Can Senate Bill 76 Fix the Crumbling Florida Insurance Market? - Insurance Resources Skip to main content

Can Senate Bill 76 Fix the Crumbling Florida Insurance Market?

The year is 2021. The state of Florida is starting to bounce back from the COVID-19 pandemic. The real estate market is booming. However, there is 1 problem… the property insurance market is starting to crumble into pieces.

After years of fraudulent claims and increased litigation, most insurance companies have had to increase rates, tighten up their underwriting guidelines, stop writing insurance completely, or non-renew non-profitable business to stay solvent. As a result we’ve seen a flood of business to Citizens, the state run insurer whose rates have only increased slightly due to current statutory requirements. In 2020 insurers lost over $1.5 billion in a year without a major storm. And 2021 might be worse unless something stops the fraud and litigation. Most of the claims the insurers have seen over the past few years have not been able to be submitted to their reinsurers, so they’ve eroded the carrier’s surplus and financials. Water damage and roof fraud are the biggest issues, but all claims seem to have more costly litigation. So, like in year’s past, we had to sit and wait for help from the Florida legislature.

Senate Bill 76

On April 30, 2021, the Florida Legislature passed Senate Bill 76 with a 35 to 5 vote in the Senate and a 75 to 41 vote in the House. The bill is an attempt to address the issues plaguing the homeowner’s market. However, due to opposition from the trial bar attorney’s the bill had to be immensely changed from its original form. Unfortunately, the section regarding the removal of the attorney fee multiplier had to be removed. This fee multiplier awards plaintiff attorney’s 2 to 2.5 times their normal hourly rate in all property insurance cases, which forces insurers to settle for higher amounts before going to trial. Also removed were the sections that allowed insurers to offer actual cash value (or a depreciated claim settlements) on roofs older than 10 years old.

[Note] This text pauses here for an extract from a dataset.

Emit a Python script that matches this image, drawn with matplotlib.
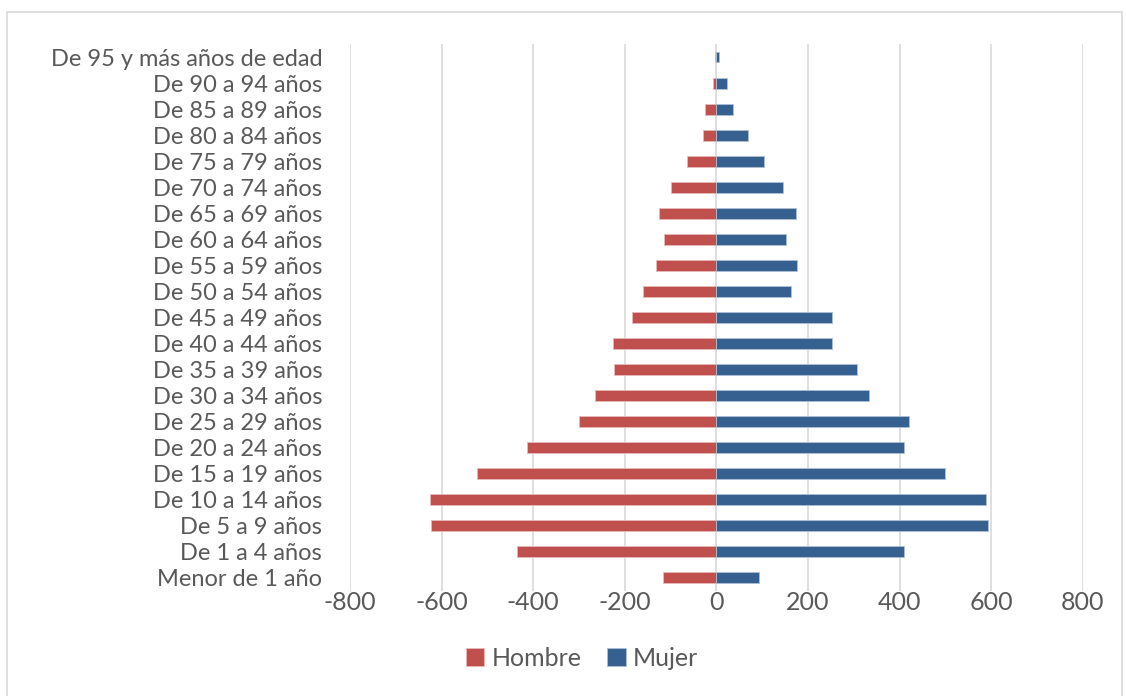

That being said, the bill did pass some important objectives, including the following to stop some roofing fraud:

  • Makes it illegal for roofers and their representatives from making “prohibited advertisements” to encourage a consumer to file a roofing claim.
  • Makes it illegal to offer anything of value for performing a roof inspection or an offer to interpret an insurance policy or file a claim.
  • Makes it illegal for a contractor to do insurance claim work without submitting a detailed cost estimate of the labor and materials required to repair.
  • Adds a $10k fine for each roofing violation mentioned above

Senate Bill 76 also passed some important objectives to help curb rate increases, including the following:

  • Increases the rate glidepath for Citizens. Prior to 2021, Citizens could not increase rates beyond 10% even if their rates were actuarially unsound. The new legislation allows rate increases of 11% in 2022, 12% in 2023, 13% in 2024, 14% in 2025, and 15% in 2026 and subsequent years.
  • Replaces the one-way attorney fee statute which makes the recovery of attorney’s fees contingent upon obtaining a judgment for indemnity.
  • Reduces the time an insured has to file a claim from 3 years from the date of loss to 2.
  • Requires plaintiffs to file a written pre-suit demand at least 10 days prior to filing a suit. It also allows insurers to offer mediation or other forms of alternative dispute resolution after receiving a notice.

After the passing of the bill, Senator Jeff Brandes told the Insurance Journal that the bill is a “40 percent solution for what is needed in Florida to potentially bend the cost curve.” He went on to say, “hopefully it [Senate Bill 76] stabilizes rates, but really will ultimately do nothing to actually lower them.”

The bill now goes to Florida governor Ron DeSantis for his signature. If signed, the law will take effect July 1, 2021. However, it will take a year or more for carriers to actually see lower losses and litigation.